「マロン」は「栗」ではない
秋の味覚として定番の「栗」。
栗といえば、モンブランやマロンケーキとか好きですよ、という人もいるかもしれません。
実はこの「マロン」という言葉、英語で「栗」を意味していると誤解している場合が多いのですが、そうではないのです。
フランス語で「marron」 は、 「セイヨウトチノキの木の実」、 いわゆる 「栃の実」のこと。
マロンケーキが日本に入ってきた時、職人が作ろうとして「栃の実」が手に入らず、よく似た「栗」 を代わりの材料として用いて、名前はそのまま「マロンケーキ」としたことから、 日本の中で「マロン」=「栗」という認識が広まったようです。
英語で「マロン」というと「ザリガニ」を意味しますので、ご注意を。
日本人「私、マロンが好きなんだ」
アメリカ人「えっ……マジで? あのマロン? 変わり者だね」
日本人「なんで? マロン、おいしいけど?」
アメリカ人「食べるの!? ちゃんと煮てからだよね?」
日本人「マロンを煮るの?」
アメリカ人「それにしても食べるなんて。水槽で飼うならまだしも」
日本人「アメリカでは水槽でマロンを飼うの!?」
……みたいな、かみ合わない会話になってしまいます。
栗は英語で 「chestnut」 と言います。
建築資材の床材でも「チェスナット材」ってのがあります。
焼き栗は「ロースト・チェスナット」 ですし、栗まんじゅうに入っている栗の餡は「チェスナッツ・クリーム・ペースト」。栗ご飯は「ライス・クックド・ウィズ・チェスナッツ」 です。そこまで強引に、日本独自の調理を英語で言う必要はないんですけど。
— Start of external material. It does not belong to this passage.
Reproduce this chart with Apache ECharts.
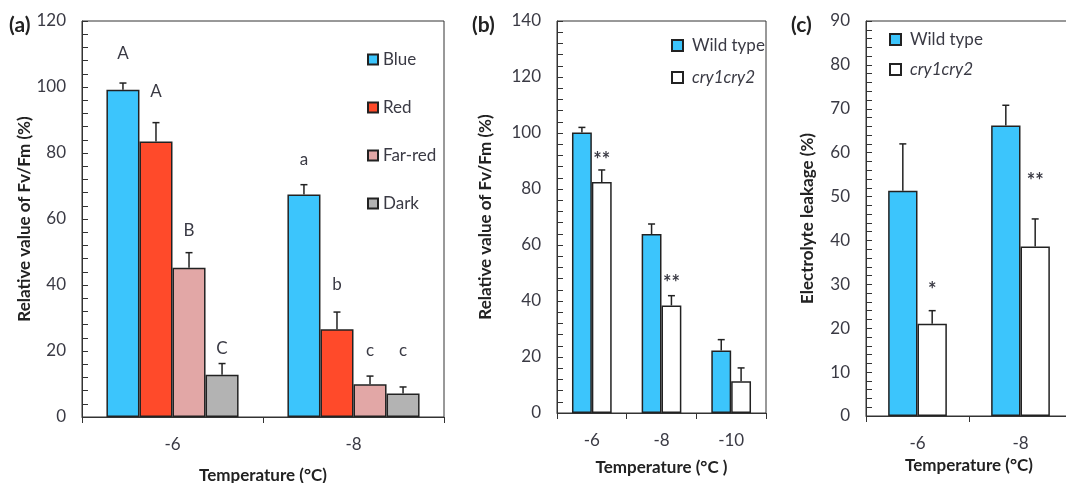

小学校から帰ってきた子供が、 母親から「今日の晩御飯は、アンタの好きなライス・クックド・ウィズ・チェスナッツ(栗ご飯)よ」とか言われたら、子供はなんだか、正装して食べなきゃいけないような気がしてきます。
「モンブラン」の方もフランス語です。
「mont blanc」 で 「白い山」を意味します。 アルプスの山でも「モンブラン」ってありますもんね。
さて、秋を英語で言うと 「autumn」 ですが、 「fall」 という言い方もあります。
春は「spring」、 夏は 「summer」、冬は「winter」……どうして秋だけ呼び方が二つあるのか。
私が中学生だった頃、英語担当だった中年男性教師に「どうしてなんですか」と尋ねたことがあります。
その教師はこう言いました。
「オータムって呼び方に、飽き (秋) たから、フォールって呼んだんだろう」
ダジャレオチ。
この時の中年教師の「してやったり」なドヤ顔、大人になった今でも忘れないんだよなあ。
実際は、 「オータム」 がイギリス英語、 「フォール」 がアメリカ英語で、二通りあるから、だそうです。